The corridors of power ...
The shambles of Britain’s railways, the soaring crime figures, crisis in the National Health Service and the plight of the pensioner are all likely to be overshadowed, if not exactly sidelined, when the general election bursts upon the nation.
Centre-stage will be taken by the not-so-humble euro, now the hottest political potato of them all.
Only a year or two ago, the very mention of the single European currency drew yawns all round – the most effective cure for insomnia on the market.
Now its merits and demerits have astonishingly become a regular topic of conversation and dispute in the saloon bars of the nation.
Which is precisely what the prime minister did not want to happen but what William Hague is rejoicing over.
For the Tory leader, whose party grows more euro-sceptic as each day passes, plans to spearhead his entire campaign with the dire warning: This is your last chance to save the pound.

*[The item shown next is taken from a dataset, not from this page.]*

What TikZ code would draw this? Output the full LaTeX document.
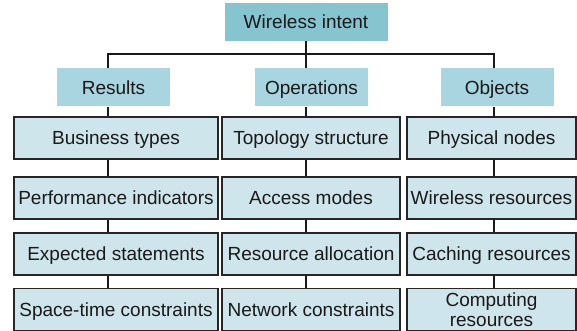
\documentclass[tikz,border=0pt]{standalone}
\usepackage{fontspec}
\setmainfont{Liberation Sans}
\usetikzlibrary{positioning}
\definecolor{topfill}{HTML}{86C5D0}
\definecolor{midfill}{HTML}{A9D5E0}
\definecolor{leaffill}{HTML}{CEE5EB}

\begin{document}
\begin{tikzpicture}[x=1pt,y=-1pt]
\tikzstyle{every node}+=[inner sep=0pt, font=\fontsize{19}{20}\selectfont, text=black!90]
\tikzstyle{one line}=[text height=13.6pt, text depth=0.5pt]
\tikzstyle{head}=[one line, fill=topfill, minimum width=163pt, minimum height=38.5pt]
\tikzstyle{group}=[one line, fill=midfill, minimum width=113pt, minimum height=38pt]
\tikzstyle{leaf}=[draw=black!85, line width=1.3pt, fill=leaffill, minimum height=42pt, align=center]
\tikzstyle{link}=[black!90, line width=2.4pt]
\useasboundingbox (0,0) rectangle (577,331);
% root and the three groups
\node [head] (intent) at (306,22) {Wireless intent};
\node [group] (results) at (113.5,87.5) {Results};
\node [group] (operations) at (311.5,87.5) {Operations};
\node [group] (objects) at (497,87.5) {Objects};
\coordinate (busL) at (108,54);
\coordinate (busM) at (306,54);
\coordinate (busR) at (494,54);
\draw [link] (intent.south) -- (busM) -- (busM |- operations.north);
\draw [link, line join=miter] (busL |- results.north) -- (busL) -- (busR) -- (busR |- objects.north);
% results column
\node [leaf, one line, minimum width=204pt] (business) at (116,138) {Business types};
\node [leaf, one line, minimum width=204pt] (performance) at (116,198) {Performance indicators};
\node [leaf, one line, minimum width=204pt] (expected) at (116,254) {Expected statements};
\node [leaf, one line, minimum width=204pt] (spacetime) at (116,309.5) {Space-time constraints};
% operations column
\node [leaf, one line, minimum width=178pt] (topology) at (311,138) {Topology structure};
\node [leaf, one line, minimum width=178pt] (access) at (311,198) {Access modes};
\node [leaf, one line, minimum width=178pt] (allocation) at (311,254) {Resource allocation};
\node [leaf, one line, minimum width=178pt] (network) at (311,309.5) {Network constraints};
% objects column
\node [leaf, one line, minimum width=169pt] (physical) at (491.5,138) {Physical nodes};
\node [leaf, one line, minimum width=169pt] (wireless) at (491.5,198) {Wireless resources};
\node [leaf, one line, minimum width=169pt] (caching) at (491.5,254) {Caching resources};
\node [leaf, minimum width=169pt] (computing) at (491.5,309.5) {Computing\\resources};
% links down each column
\draw [link] (busL |- results.south) -- (busL |- business.north);
\draw [link] (busL |- business.south) -- (busL |- performance.north);
\draw [link] (busL |- performance.south) -- (busL |- expected.north);
\draw [link] (busL |- expected.south) -- (busL |- spacetime.north);
\draw [link] (busM |- operations.south) -- (busM |- topology.north);
\draw [link] (busM |- topology.south) -- (busM |- access.north);
\draw [link] (busM |- access.south) -- (busM |- allocation.north);
\draw [link] (busM |- allocation.south) -- (busM |- network.north);
\draw [link] (busR |- objects.south) -- (busR |- physical.north);
\draw [link] (busR |- physical.south) -- (busR |- wireless.north);
\draw [link] (busR |- wireless.south) -- (busR |- caching.north);
\draw [link] (busR |- caching.south) -- (busR |- computing.north);
\end{tikzpicture}
\end{document}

Meanwhile Blair is nervous to the point of paranoia about the cost in votes if the euro issue is highlighted during the campaign.
Even so, Labour seems on course to win the election. And the only comfort that Hague may derive from that is that the chancellor, Gordon Brown, whose political acumen is far sharper than Blair’s, may step in to stop a headlong rush to embrace the euro.
Quite frankly, Brown, who also stands head and shoulders above all his European counterparts, is disdainful of the shortcomings of the European economies.
The thought that Britain’s economy should be run, along with all the other EU countries, by people he regards as second-raters, fills Brown with gloom.
If Blair succumbs to Brown’s superior intellect – and there is no guarantee that he will – that would at least provide Hague with just one more opportunity to fight another day …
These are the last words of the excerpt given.